(Work to be completed)
Only lines holding the string "this" are wanted; copy each one from the material.
::: Given records
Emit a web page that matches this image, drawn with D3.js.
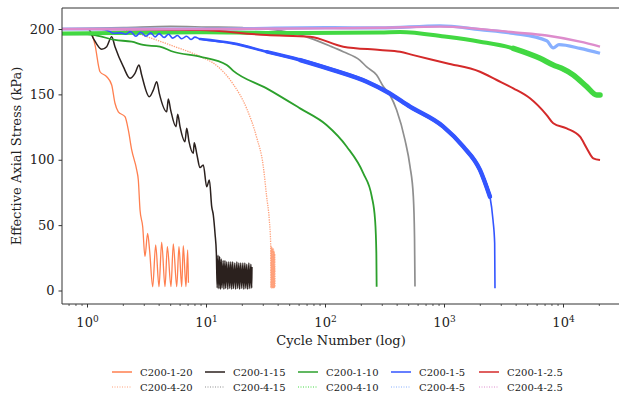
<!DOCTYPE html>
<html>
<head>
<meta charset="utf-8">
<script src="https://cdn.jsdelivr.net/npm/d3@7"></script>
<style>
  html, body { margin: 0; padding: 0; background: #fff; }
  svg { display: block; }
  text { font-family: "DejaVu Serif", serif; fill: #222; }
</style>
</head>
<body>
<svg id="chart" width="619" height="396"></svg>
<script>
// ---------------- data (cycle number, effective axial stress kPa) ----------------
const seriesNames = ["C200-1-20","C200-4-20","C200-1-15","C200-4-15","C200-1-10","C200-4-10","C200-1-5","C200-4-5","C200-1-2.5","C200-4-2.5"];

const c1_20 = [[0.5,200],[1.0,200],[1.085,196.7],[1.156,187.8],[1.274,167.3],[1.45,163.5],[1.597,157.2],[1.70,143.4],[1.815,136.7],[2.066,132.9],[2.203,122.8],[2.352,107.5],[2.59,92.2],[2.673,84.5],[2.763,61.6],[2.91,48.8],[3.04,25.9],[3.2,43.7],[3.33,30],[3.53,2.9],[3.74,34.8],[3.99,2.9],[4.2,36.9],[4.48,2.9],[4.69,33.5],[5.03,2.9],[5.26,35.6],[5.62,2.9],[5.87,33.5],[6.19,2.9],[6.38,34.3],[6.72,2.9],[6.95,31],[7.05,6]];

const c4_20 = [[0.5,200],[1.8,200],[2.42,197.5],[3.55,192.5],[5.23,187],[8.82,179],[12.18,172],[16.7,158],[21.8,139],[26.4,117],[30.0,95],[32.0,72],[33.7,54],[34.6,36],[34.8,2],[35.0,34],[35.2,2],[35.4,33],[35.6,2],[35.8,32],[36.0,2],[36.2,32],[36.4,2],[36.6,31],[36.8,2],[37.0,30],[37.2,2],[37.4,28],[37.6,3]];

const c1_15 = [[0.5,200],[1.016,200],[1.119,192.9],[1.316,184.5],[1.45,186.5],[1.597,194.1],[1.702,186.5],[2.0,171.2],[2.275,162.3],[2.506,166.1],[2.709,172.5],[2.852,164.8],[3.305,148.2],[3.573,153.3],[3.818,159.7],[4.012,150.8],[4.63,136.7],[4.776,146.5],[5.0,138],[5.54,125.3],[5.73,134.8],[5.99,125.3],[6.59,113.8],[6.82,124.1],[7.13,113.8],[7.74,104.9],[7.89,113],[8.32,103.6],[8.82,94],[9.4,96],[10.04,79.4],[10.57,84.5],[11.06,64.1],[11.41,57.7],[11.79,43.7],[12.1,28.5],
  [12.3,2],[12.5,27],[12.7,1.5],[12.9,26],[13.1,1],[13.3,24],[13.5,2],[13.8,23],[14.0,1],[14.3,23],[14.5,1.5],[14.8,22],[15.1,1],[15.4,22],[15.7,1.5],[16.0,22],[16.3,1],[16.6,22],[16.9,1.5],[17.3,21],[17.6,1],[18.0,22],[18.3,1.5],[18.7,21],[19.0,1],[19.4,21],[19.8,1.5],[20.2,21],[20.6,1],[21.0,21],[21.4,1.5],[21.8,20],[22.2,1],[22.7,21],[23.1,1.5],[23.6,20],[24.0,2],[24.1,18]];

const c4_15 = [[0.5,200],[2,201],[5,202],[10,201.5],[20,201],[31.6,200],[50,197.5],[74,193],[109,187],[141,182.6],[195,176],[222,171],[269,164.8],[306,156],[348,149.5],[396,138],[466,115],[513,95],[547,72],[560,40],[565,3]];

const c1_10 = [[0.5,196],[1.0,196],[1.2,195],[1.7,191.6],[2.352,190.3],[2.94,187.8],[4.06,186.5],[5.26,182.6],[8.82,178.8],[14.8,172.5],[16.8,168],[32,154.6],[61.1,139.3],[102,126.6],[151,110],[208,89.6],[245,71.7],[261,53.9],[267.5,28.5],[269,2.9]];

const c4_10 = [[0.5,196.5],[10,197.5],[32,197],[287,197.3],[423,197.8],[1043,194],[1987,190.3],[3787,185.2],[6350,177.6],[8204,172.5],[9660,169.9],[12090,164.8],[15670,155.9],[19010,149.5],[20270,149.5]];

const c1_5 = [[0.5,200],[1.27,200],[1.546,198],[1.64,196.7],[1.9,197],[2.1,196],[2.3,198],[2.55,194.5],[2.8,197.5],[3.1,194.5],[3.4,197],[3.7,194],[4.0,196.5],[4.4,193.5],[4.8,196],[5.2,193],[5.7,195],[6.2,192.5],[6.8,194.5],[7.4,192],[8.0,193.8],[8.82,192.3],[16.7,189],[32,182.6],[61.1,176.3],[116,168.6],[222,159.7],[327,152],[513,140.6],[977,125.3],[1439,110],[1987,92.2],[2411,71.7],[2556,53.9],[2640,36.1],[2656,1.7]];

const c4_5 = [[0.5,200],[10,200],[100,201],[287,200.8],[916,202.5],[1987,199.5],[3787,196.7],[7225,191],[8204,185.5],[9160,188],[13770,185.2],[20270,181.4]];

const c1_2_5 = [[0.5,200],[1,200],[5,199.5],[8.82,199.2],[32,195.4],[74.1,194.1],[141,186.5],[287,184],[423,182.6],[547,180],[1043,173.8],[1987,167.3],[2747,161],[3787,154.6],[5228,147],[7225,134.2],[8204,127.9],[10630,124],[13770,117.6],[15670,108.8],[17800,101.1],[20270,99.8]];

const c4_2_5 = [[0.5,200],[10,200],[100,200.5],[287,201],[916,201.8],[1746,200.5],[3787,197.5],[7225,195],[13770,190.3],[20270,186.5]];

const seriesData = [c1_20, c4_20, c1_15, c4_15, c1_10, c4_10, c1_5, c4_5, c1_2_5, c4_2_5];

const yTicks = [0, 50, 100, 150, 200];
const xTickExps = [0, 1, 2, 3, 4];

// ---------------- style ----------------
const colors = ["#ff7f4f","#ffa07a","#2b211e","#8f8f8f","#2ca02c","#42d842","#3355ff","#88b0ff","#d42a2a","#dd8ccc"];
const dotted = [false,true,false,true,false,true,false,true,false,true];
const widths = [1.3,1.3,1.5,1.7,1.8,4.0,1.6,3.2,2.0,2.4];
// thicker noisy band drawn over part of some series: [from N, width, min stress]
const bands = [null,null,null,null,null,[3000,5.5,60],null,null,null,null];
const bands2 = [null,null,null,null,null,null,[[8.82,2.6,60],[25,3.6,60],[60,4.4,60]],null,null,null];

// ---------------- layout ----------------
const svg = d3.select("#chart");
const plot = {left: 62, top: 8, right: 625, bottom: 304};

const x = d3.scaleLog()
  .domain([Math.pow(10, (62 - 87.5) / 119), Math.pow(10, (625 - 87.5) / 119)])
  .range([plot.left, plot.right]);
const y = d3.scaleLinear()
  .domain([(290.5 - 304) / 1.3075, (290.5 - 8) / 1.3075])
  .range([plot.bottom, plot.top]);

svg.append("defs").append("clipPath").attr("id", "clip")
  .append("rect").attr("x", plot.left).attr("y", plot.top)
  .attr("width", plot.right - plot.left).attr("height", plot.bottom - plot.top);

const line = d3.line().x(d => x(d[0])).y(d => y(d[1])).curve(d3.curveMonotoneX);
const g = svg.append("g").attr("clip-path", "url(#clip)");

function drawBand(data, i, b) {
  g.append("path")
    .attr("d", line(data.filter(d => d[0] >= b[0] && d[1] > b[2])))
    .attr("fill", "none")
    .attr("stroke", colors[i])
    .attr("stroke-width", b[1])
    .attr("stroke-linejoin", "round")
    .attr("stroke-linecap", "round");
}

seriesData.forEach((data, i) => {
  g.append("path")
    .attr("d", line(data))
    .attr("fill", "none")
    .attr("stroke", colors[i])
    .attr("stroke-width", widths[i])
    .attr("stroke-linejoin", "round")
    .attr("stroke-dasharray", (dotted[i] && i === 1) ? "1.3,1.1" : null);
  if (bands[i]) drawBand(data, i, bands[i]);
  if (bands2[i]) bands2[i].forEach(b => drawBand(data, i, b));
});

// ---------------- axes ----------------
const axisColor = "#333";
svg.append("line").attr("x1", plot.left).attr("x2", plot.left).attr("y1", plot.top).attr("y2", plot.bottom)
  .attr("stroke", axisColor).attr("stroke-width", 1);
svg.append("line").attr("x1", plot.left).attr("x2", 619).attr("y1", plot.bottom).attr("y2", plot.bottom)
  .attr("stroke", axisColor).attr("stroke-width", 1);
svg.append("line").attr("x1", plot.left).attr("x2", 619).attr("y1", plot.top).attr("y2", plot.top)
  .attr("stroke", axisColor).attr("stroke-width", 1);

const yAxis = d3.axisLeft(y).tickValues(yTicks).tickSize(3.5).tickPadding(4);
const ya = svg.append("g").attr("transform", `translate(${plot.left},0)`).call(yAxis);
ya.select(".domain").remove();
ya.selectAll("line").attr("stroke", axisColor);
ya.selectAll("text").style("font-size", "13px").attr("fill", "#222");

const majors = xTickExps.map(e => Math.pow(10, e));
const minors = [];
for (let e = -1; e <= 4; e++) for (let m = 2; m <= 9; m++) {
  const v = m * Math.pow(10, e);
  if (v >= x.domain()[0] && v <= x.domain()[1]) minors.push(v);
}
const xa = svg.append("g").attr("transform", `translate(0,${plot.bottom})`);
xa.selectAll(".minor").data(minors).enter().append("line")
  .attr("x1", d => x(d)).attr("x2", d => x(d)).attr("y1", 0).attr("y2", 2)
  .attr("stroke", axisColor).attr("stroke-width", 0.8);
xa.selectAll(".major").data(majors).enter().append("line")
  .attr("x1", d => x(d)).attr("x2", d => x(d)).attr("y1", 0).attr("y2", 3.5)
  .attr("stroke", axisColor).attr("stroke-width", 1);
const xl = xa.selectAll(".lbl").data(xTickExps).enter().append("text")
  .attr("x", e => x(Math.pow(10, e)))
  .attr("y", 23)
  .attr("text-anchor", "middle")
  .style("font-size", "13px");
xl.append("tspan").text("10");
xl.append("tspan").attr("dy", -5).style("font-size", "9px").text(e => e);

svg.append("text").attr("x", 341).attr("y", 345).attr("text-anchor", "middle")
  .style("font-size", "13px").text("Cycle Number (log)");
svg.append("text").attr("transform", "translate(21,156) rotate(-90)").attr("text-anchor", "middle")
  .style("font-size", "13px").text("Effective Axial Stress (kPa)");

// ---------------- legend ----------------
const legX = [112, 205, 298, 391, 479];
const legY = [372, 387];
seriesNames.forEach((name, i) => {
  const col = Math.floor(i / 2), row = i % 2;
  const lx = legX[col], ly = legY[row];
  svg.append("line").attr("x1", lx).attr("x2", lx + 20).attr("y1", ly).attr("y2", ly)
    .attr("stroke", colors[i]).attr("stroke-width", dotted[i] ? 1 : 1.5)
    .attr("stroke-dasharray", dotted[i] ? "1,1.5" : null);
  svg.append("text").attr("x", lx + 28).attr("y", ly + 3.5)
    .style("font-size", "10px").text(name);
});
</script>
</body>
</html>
::::::
::: Given records
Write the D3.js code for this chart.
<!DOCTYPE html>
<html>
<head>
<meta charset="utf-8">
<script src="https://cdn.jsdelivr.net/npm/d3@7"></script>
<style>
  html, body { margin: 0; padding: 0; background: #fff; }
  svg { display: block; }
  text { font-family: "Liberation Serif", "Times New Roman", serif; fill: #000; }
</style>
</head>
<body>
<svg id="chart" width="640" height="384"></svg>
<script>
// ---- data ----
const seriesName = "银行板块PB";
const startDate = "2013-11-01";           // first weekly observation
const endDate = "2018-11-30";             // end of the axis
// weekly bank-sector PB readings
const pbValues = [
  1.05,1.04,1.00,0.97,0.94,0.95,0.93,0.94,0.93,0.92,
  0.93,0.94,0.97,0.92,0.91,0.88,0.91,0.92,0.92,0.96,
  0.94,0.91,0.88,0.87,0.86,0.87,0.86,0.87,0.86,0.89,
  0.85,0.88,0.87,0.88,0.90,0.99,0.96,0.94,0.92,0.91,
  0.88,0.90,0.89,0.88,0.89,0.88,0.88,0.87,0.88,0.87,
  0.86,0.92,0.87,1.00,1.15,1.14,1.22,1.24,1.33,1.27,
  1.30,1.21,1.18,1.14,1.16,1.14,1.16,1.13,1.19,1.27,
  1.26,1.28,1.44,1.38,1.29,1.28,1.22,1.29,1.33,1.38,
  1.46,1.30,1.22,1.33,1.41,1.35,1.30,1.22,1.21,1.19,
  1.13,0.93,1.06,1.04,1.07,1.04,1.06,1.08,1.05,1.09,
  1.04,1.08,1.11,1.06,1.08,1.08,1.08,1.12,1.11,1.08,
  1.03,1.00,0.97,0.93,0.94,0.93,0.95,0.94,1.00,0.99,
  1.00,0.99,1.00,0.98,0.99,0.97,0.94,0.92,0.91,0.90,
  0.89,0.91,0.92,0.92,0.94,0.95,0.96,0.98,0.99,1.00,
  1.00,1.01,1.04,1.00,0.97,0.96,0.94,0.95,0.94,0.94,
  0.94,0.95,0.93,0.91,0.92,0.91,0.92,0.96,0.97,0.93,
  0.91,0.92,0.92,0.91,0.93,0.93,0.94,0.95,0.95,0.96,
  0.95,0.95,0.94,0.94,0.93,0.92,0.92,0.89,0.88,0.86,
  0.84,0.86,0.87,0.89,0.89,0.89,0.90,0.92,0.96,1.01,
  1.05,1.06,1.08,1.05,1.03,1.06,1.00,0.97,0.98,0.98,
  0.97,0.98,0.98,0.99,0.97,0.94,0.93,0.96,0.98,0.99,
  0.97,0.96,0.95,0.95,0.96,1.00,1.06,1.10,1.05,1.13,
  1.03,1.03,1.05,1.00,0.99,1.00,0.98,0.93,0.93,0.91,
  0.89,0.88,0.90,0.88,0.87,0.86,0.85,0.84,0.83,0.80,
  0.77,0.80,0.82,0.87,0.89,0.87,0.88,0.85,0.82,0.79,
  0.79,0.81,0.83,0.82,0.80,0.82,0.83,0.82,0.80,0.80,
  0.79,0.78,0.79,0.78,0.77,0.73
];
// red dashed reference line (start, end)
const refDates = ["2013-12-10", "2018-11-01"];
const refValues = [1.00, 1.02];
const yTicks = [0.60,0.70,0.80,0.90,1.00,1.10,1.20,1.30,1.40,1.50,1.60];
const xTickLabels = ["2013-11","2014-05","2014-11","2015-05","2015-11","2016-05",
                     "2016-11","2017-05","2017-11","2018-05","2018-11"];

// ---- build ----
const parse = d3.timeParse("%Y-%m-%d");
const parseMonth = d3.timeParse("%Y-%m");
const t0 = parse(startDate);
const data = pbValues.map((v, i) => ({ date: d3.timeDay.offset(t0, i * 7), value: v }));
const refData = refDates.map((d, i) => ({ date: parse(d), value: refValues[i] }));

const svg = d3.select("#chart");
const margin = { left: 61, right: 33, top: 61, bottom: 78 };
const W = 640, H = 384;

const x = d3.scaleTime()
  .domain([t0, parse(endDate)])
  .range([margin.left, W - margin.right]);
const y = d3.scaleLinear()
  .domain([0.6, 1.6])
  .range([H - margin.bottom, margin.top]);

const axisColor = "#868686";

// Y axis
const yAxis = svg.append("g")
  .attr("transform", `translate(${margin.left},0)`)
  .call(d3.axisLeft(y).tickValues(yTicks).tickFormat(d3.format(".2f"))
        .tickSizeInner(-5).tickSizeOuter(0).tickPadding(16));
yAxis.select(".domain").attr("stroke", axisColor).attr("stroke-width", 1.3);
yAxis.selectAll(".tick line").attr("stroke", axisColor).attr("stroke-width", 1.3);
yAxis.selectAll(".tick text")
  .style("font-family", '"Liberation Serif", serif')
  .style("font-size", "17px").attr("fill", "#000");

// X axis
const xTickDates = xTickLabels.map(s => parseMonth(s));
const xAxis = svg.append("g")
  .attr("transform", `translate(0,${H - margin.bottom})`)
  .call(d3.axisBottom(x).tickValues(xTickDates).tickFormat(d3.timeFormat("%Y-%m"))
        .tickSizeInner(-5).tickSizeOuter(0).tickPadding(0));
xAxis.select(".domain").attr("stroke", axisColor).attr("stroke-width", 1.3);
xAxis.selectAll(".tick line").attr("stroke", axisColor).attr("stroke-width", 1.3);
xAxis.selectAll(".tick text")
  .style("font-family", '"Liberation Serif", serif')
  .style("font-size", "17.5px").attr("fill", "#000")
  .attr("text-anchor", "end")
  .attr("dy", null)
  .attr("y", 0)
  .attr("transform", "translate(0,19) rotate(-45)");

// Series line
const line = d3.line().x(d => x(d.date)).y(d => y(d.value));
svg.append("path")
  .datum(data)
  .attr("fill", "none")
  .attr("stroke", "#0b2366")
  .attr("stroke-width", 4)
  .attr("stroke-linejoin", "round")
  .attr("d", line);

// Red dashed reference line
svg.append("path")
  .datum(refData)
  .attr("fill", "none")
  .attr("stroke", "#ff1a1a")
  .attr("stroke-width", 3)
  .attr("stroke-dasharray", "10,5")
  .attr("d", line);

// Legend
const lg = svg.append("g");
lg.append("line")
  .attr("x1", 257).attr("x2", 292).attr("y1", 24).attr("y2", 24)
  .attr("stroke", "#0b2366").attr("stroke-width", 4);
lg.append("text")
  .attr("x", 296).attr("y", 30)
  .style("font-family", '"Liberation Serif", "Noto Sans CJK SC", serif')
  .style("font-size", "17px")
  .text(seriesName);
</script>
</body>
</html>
::::::
::: Given records
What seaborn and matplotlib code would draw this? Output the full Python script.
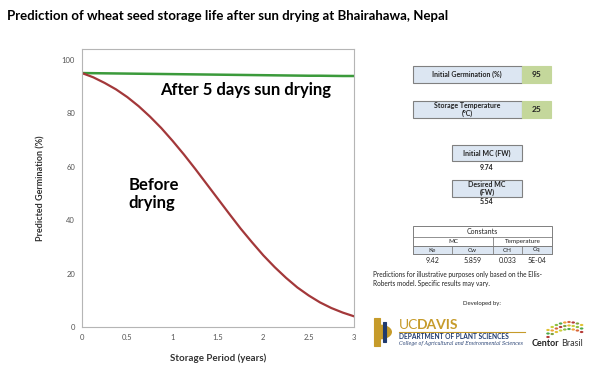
::::::
(Exercise result)
Emit a web page that matches this image, drawn with D3.js.
Write the D3.js code for this chart.
What seaborn and matplotlib code would draw this? Output the full Python script.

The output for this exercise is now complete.